EXHIBIT (a)

      LETTER FROM MIDLAND FABRICATORS AND PROCESS SYSTEMS, L.L.C.

Dear UNIFAB Shareholder:

      Our company, Midland Fabricators and Process Systems, L.L.C., intends to
take UNIFAB International, Inc. private through a "short-form" merger. The
purposes of this letter and the attached Schedule 13e-3 Transaction Statement
that accompanies this letter are to:

            -     tell you more about the merger;

            -     explain why we think that the $0.20 per share in cash that you
                  will receive in the merger is fair consideration for your
                  shares; and

            -     let you know about your rights under Louisiana law to dissent
                  from the merger.

      Neither you nor UNIFAB's board of directors is being asked to approve the
merger. Under Louisiana law, our company will beneficially own a sufficient
number of shares to cause the merger to occur merely by action of the board of
directors of our subsidiary company. After the merger, our company will be the
only shareholder of UNIFAB. In the merger, which we hope will occur on November
5, 2004 or as soon after that as possible, you will receive $0.20 in cash for
each share of common stock of UNIFAB that you own as of that date. If you do not
believe that $0.20 is a fair price for your shares, you can follow the
procedures described in the enclosed Schedule 13E-3 Transaction Statement and
exercise dissenters rights under Louisiana law. YOU SHOULD READ THE SCHEDULE
13E-3 TRANSACTION STATEMENT CAREFULLY BEFORE DECIDING WHETHER TO ACCEPT $0.20
PER SHARE OR TO HAVE A LOUISIANA COURT DETERMINE THE FAIR CASH VALUE OF YOUR
SHARES. The amount determined by such court may be higher or lower than $0.20
per share.

      Shareholders of record on the date the merger becomes effective will be
mailed a copy of the Certificate of Merger, as issued by the Louisiana Secretary
of State, and a letter of transmittal.
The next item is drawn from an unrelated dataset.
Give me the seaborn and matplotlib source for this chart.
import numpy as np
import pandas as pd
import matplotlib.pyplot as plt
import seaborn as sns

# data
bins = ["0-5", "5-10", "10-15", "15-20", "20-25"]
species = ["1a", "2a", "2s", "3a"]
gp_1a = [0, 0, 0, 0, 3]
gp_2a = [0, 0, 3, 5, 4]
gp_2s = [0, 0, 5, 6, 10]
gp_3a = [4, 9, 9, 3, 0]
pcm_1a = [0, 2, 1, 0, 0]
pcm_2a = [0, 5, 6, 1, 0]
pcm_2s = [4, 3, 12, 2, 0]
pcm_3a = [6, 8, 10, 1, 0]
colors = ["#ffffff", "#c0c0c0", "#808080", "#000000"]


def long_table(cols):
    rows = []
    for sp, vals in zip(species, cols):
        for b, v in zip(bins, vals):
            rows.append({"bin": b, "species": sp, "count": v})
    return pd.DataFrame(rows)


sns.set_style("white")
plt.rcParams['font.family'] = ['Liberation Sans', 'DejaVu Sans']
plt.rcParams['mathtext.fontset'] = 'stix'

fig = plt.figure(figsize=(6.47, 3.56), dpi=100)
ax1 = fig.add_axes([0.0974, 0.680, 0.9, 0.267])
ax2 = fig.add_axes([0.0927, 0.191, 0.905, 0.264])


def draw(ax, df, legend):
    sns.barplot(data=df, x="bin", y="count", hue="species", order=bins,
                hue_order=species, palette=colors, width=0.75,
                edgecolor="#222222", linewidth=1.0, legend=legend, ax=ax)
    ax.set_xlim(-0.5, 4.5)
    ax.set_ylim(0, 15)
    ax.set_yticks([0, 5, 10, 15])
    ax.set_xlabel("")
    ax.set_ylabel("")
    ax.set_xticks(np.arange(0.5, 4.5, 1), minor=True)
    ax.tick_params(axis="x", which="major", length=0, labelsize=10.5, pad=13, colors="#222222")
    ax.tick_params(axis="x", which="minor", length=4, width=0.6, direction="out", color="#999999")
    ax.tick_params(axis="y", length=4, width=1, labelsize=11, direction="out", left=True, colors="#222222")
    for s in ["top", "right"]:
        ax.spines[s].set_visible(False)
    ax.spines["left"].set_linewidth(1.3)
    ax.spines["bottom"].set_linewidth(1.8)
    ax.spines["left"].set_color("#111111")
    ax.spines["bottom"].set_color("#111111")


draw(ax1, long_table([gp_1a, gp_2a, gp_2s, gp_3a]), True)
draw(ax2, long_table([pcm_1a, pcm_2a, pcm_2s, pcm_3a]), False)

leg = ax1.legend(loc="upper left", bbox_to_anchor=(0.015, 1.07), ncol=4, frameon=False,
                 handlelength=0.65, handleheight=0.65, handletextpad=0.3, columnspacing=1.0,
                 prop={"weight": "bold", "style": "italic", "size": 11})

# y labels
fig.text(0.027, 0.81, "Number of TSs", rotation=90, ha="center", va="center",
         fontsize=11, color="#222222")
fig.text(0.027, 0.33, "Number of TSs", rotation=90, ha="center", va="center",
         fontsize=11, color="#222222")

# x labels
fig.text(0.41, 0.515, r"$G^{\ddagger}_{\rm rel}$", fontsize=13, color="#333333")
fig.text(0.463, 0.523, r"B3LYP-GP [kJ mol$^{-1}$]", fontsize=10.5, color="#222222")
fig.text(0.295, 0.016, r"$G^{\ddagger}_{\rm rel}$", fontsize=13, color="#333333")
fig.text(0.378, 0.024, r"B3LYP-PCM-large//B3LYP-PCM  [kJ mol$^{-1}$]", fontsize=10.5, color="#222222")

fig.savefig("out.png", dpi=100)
The letter of transmittal will contain
detailed instructions for surrendering your stock certificates. Please do not
submit your stock certificates before you have received these documents.

      After the merger, the common stock of UNIFAB will not be publicly traded,
so UNIFAB will not be required to file reports with the Securities and Exchange
Commission. The merger will have federal income tax consequences for you, and
you should consult with your tax adviser in order to understand fully how the
merger will affect you.

                                        Sincerely yours,

                                        Midland Fabricators and Process Systems,
                                        L.L.C.